Alignment parameter tuning
The default minSeedCover is 33%, this leads to over 10% (or 6349) H5N1 sequences from NCBI not aligning.
I additionally set minSeedCover to 0.01 (or 10%), this is used for other flu datasets:
nextclade_data/data/nextstrain/flu/h3n2/pb1/pathogen.json
Line 8 in c2d90b0
This reduces the number of total sequences that do not align to 2731, the majority of these sequences are in the NS segment (these were also the majority of sequences that did not align when using 33%)

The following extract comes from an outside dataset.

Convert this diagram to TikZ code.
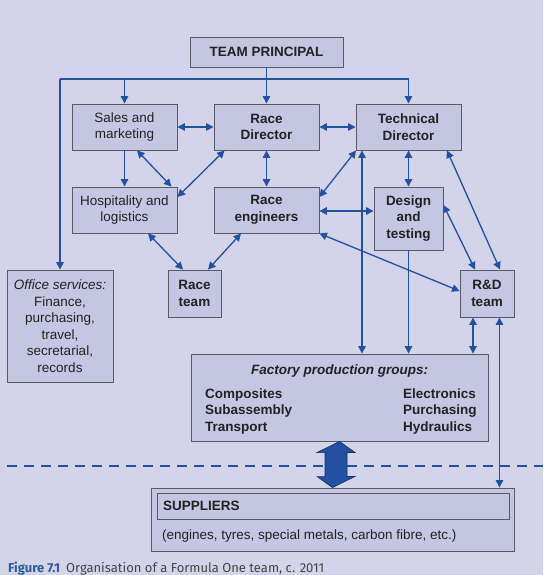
\documentclass[tikz,border=0pt]{standalone}
\usepackage{fontspec}
\setmainfont{Liberation Sans}
\newfontfamily\capfont[Numbers=Lining]{Fira Sans}
\usetikzlibrary{arrows.meta,calc}
\definecolor{bgc}{HTML}{D3D4EA}
\definecolor{boxc}{HTML}{C5C6E2}
\definecolor{linec}{HTML}{5A5A66}
\definecolor{arrc}{HTML}{2350A0}
\definecolor{capblue}{HTML}{2A5CA8}
\definecolor{txtc}{HTML}{222222}
\begin{document}
\begin{tikzpicture}[x=1pt,y=-1pt,
  box/.style={draw=linec,fill=boxc,line width=0.9pt,inner sep=0pt,align=center,
    text=txtc,font=\fontsize{13.5}{16.5}\selectfont},
  bbox/.style={box,font=\fontsize{13.5}{16.5}\selectfont\bfseries},
  conn/.style={draw=arrc,line width=1.3pt},
  da/.style={conn,{Triangle[length=7.5pt,width=7.5pt]}-{Triangle[length=7.5pt,width=7.5pt]}},
  sa/.style={conn,-{Triangle[length=7.5pt,width=7.5pt]}},
  txt/.style={text=txtc,inner sep=0pt,anchor=base west,font=\fontsize{13.5}{16.5}\selectfont\bfseries}]
\fill[bgc] (0,0) rectangle (543,575);
\useasboundingbox (0,0) rectangle (543,575);

% dashed boundary
\coordinate (dl) at (7,466);
\coordinate (dr) at (543,466);
\draw[arrc,line width=1.3pt,dash pattern=on 10pt off 7pt] (dl) -- (dr);

% boxes
\node[bbox,minimum width=153pt,minimum height=30pt] (tp) at (266.5,52) {TEAM PRINCIPAL};
\node[box,minimum width=105pt,minimum height=46pt] (sales) at (124.5,127) {Sales and\\marketing};
\node[bbox,minimum width=105pt,minimum height=46pt] (rd) at (266.5,127) {Race\\Director};
\node[bbox,minimum width=105pt,minimum height=46pt] (td) at (408.5,127) {Technical\\Director};
\node[box,minimum width=105pt,minimum height=46pt] (hosp) at (124.5,210) {Hospitality and\\logistics};
\node[bbox,minimum width=105pt,minimum height=46pt] (reng) at (266.5,210) {Race\\engineers};
\node[bbox,minimum width=69pt,minimum height=63pt] (design) at (408.5,218.5) {Design\\and\\testing};
\node[bbox,minimum width=53pt,minimum height=47pt] (rt) at (194.5,293.5) {Race\\team};
\node[bbox,minimum width=54pt,minimum height=47pt] (rnd) at (487,293.5) {R\&D\\team};
\node[box,minimum width=106pt,minimum height=112pt] (office) at (60,326) {\textit{Office services:}\\Finance,\\purchasing,\\travel,\\secretarial,\\records};
\node[box,minimum width=297pt,minimum height=87pt] (factory) at (339.5,397.5) {};
\node[box,minimum width=363pt,minimum height=63pt] (supo) at (332.5,519.5) {};
\node[bbox,minimum width=352pt,minimum height=26pt,text width=340pt,align=left] (supi) at (333,506) {SUPPLIERS};

% factory text
\node[txt,anchor=base] (ftitle) at (339.5,374) {\itshape Factory production groups:};
\node[txt] (c1) at (205,398) {Composites};
\node[txt] (c2) at (205,414.5) {Subassembly};
\node[txt] (c3) at (205,431) {Transport};
\node[txt] (c4) at (403,398) {Electronics};
\node[txt] (c5) at (403,414.5) {Purchasing};
\node[txt] (c6) at (403,431) {Hydraulics};
\node[txt,font=\fontsize{13.5}{16.5}\selectfont] (supt) at (162,539) {(engines, tyres, special metals, carbon fibre, etc.)};

% caption
\node[inner sep=0pt,anchor=base west,font=\capfont\fontsize{13}{15}\selectfont] (cap) at (8,572)
  {\textcolor{capblue}{\bfseries Figure 7.1}\hspace{6pt}\textcolor{txtc!85}{Organisation of a Formula One team, c. 2011}};

% team principal distribution
\coordinate (hl) at (60,79);
\coordinate (hr) at (408.5,79);
\draw[conn] (tp.south) -- (tp.south |- hl);
\draw[conn] (hl) -- (hr);
\draw[sa] (tp.south |- hl) -- (rd.north);
\draw[sa] (sales.north |- hl) -- (sales.north);
\draw[sa] (hr) -- (td.north);
\draw[sa] (hl) -- (hl |- office.north);

% top row
\draw[da] (sales.east) -- (rd.west);
\draw[da] (rd.east) -- (td.west);
\draw[sa] (sales.south) -- (hosp.north);
\draw[da] ([xshift=12.5pt]sales.south) -- ([xshift=-6pt]hosp.north east);
\draw[da] ([xshift=11pt]rd.south west) -- ([yshift=13pt]hosp.east);
\draw[da] (rd.south) -- (reng.north);
\draw[da] ([xshift=0.5pt]td.south west) -- ([yshift=13pt]reng.east);
\draw[da] (td.south) -- (design.north);
\draw[da] ([xshift=38.5pt]td.south) -- ([xshift=13pt]rnd.north);

% vertical from technical director to factory
\coordinate (vx) at (362,0);
\draw[da] (vx |- td.south) -- (vx |- factory.north);

% middle
\draw[da] ([yshift=-1pt]reng.east) -- ([yshift=-1pt]reng.east -| design.west);
\draw[da] ([yshift=13.5pt]design.east) -- ([xshift=-12pt]rnd.north);
\draw[da] ([xshift=23.5pt]hosp.south) -- ([xshift=-11.5pt]rt.north);
\draw[da] ([xshift=-25.5pt]reng.south) -- ([xshift=13.5pt]rt.north);
\draw[da] (reng.south east) -- ([yshift=2.5pt]rnd.west);
\draw[sa] (design.south) -- (design.south |- factory.north);

% R&D links
\coordinate (rx1) at (473,0);
\coordinate (rx2) at (499.5,0);
\draw[da] (rx1 |- rnd.south) -- (rx1 |- factory.north);
\draw[da] (rx2 |- rnd.south) -- (rx2 |- supo.north);

% big double arrow
\draw[draw=arrc!60!black,fill=arrc,line width=0.6pt,line join=miter]
  (factory.south) -- ++(15.5,11) -- ++(-8,0) -- ++(0,24) -- ++(8,0) -- (supo.north)
  -- ++(-15.5,-11) -- ++(8,0) -- ++(0,-24) -- ++(-8,0) -- cycle;
\end{tikzpicture}
\end{document}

I then additionally reduce the NS minSeedCover to 5%, this results in only 780 sequences that do not align, these are still primarily NS but the errors are now not linked to minSeedCover, e.g.:
I additionally reduce k-mer length to 7, and increase the number of allowed mismatches from 8 to 12, this leads to only 354 sequences that do not align, of these at least 280 are still of segment 8.
Examples
For each segment I include a randomly sampled 20 sequences for each segment from NCBI, these are sequences that aligned to the corresponding reference.